The DNA Damage Response in Fully Grown Mammalian Oocytes

Abstract

DNA damage in cells can occur physiologically or may be induced by exogenous factors. Genotoxic damage may cause cancer, ageing, serious developmental diseases and anomalies. If the damage occurs in the germline, it can potentially lead to infertility or chromosomal and genetic aberrations in the developing embryo. Mammalian oocytes, the female germ cells, are produced before birth, remaining arrested at the prophase stage of meiosis over a long period of time. During this extensive state of arrest the oocyte may be exposed to different DNA-damaging insults for months, years or even decades. Therefore, it is of great importance to understand how these cells respond to DNA damage. In this review, we summarize the most recent developments in the understanding of the DNA damage response mechanisms that function in fully grown mammalian oocytes.
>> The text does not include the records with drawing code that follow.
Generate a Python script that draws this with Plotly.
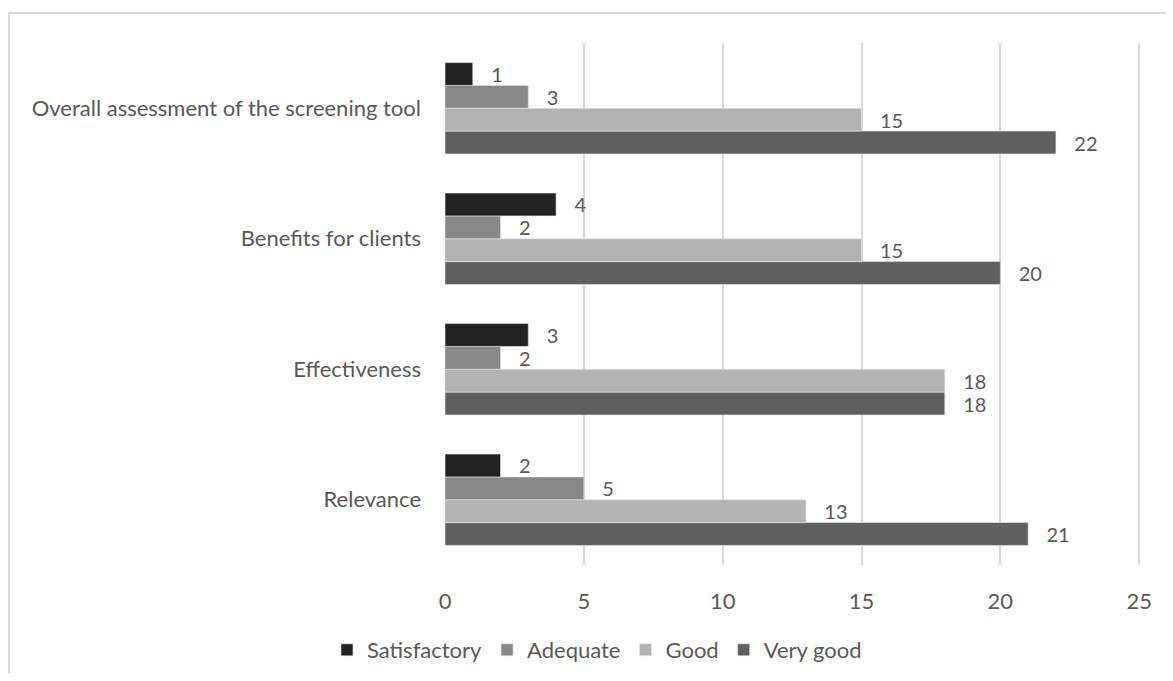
import plotly.graph_objects as go

categories = ["Relevance", "Effectiveness", "Benefits for clients", "Overall assessment of the screening tool"]
series_names = ["Satisfactory", "Adequate", "Good", "Very good"]
satisfactory = [2, 3, 4, 1]
adequate = [5, 2, 2, 3]
good = [13, 18, 15, 15]
very_good = [21, 18, 20, 22]
x_ticks = [0, 5, 10, 15, 20, 25]

values = {"Satisfactory": satisfactory, "Adequate": adequate, "Good": good, "Very good": very_good}
colors = {"Satisfactory": "#222222", "Adequate": "#888888", "Good": "#b3b3b3", "Very good": "#5f5f5f"}

FONT = "Lato"
FS = 22
LBL_FS = 20
TXT = "#595959"

fig = go.Figure()
# plotly draws first trace at bottom of group -> add in reverse
for name in reversed(series_names):
    fig.add_trace(go.Bar(
        y=categories, x=values[name], name=name, orientation="h",
        marker=dict(color=colors[name], line=dict(width=0.6, color="#e8e8e8")),
        text=values[name], texttemplate="\u00a0\u00a0\u00a0%{x}", textposition="outside",
        constraintext="none",
        textfont=dict(family=FONT, size=LBL_FS, color=TXT), cliponaxis=False,
    ))

W, H = 1157, 665
L, T = 437, 35
pw, ph = 697, 522
R = W - L - pw
B = H - T - ph

def px2x(p):
    return (p - L) / pw

def py2y(p):
    return (H - B - p) / ph

fig.update_layout(
    width=W, height=H,
    margin=dict(l=L, r=R, t=T, b=B, autoexpand=False),
    barmode="group", bargap=0.3, bargroupgap=0,
    plot_bgcolor="white", paper_bgcolor="white",
    font=dict(family=FONT, size=FS, color=TXT),
    xaxis=dict(range=[0, 25.1], tickvals=x_ticks, showgrid=True, gridcolor="#d9d9d9", gridwidth=1.5,
               zeroline=False, showline=False, ticks="", ticklabelstandoff=21,
               tickfont=dict(family=FONT, size=FS, color=TXT)),
    yaxis=dict(showgrid=False, zeroline=False, showline=False, ticks="", ticklabelstandoff=23,
               tickfont=dict(family=FONT, size=FS, color=TXT)),
    legend=dict(orientation="h", traceorder="reversed", x=px2x(589), xanchor="center",
                y=py2y(642), yanchor="middle", font=dict(family=FONT, size=FS, color=TXT),
                itemwidth=30, bgcolor="rgba(0,0,0,0)"),
    showlegend=True,
    shapes=[
        dict(type="line", xref="paper", yref="paper", x0=px2x(1), x1=px2x(W + 5), y0=py2y(5), y1=py2y(5),
             line=dict(color="#d9d9d9", width=2)),
        dict(type="line", xref="paper", yref="paper", x0=px2x(1), x1=px2x(1), y0=py2y(5), y1=py2y(H + 5),
             line=dict(color="#d9d9d9", width=2)),
    ],
)

fig.write_html("out.html")
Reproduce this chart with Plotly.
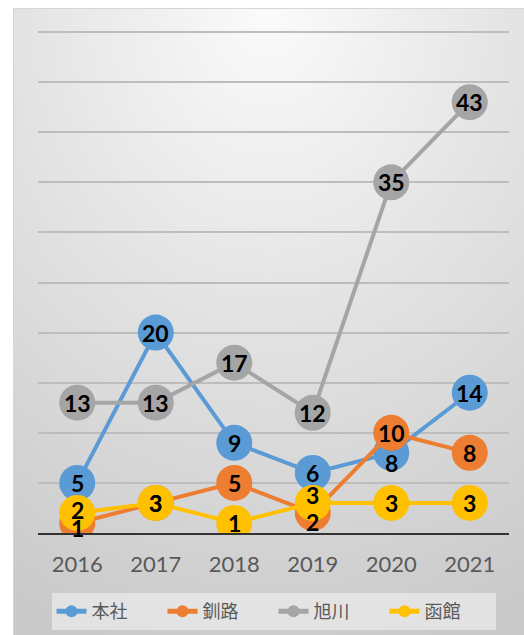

Keywords: DNA damage response; DNA repair; checkpoints; oocyte.

Figure 1

The main repair pathways utilized by the eukaryotic cell.

Figure 2

States of arrest and checkpoints during mammalian oocyte maturation. The mammalian oocyte enters prophase arrest in embryonic life. Resumption of meiosis can occur after the onset of puberty. Following ovarian exposure to LH, the oocyte resumes meiosis, undergoes germinal vesicle breakdown (GVBD) and enters the first meiotic M-phase. After a lengthy prometahase I during which the first meiotic spindle is formed, homologous chromosome pairs align at the spindle equator. The Spindle Assembly Checkpoint (SAC) inhibits chromosome disjunction until all the chromosomes are properly attached to spindle microtubules from opposite spindle poles and under tension from pulling forces directed towards the poles. Chromosome segregation leads to an asymmetric meiotic division and immediate entry into meiosis II, where the oocyte arrests at metaphase II (MII) awaiting fertilization. Severe DNA damage imposed during prophase arrest launches the G2/prophase DNA damage checkpoint (DDC) which inhibits the resumption of meiosis. A damaged oocytes that slips through the DDC may become arrested during the first meiotic M-phase due to the activation of the SAC.

Figure 3

The DNA damage checkpoints in mammalian oocytes. DSBs that lead to severe DNA damage in prophase-arrested oocytes (GVs) launch an ATM/Chk1-dependent checkpoint which maintains prophase arrest. The G2/prophase checkpoint is not sensitive enough to detect moderate or low levels of damage. Potentially, prolonged GV culture or coculture with cumulus cells may maintain the state of arrest. Oocytes that enter the first meiotic M-phase in the presence of DNA damage either arrest in M-phase due to actions of the Spindle Assembly Checkpoint (SAC) or complete oocyte maturation and arrest at the second meiotic metaphase (MII) in the presence of DNA damage.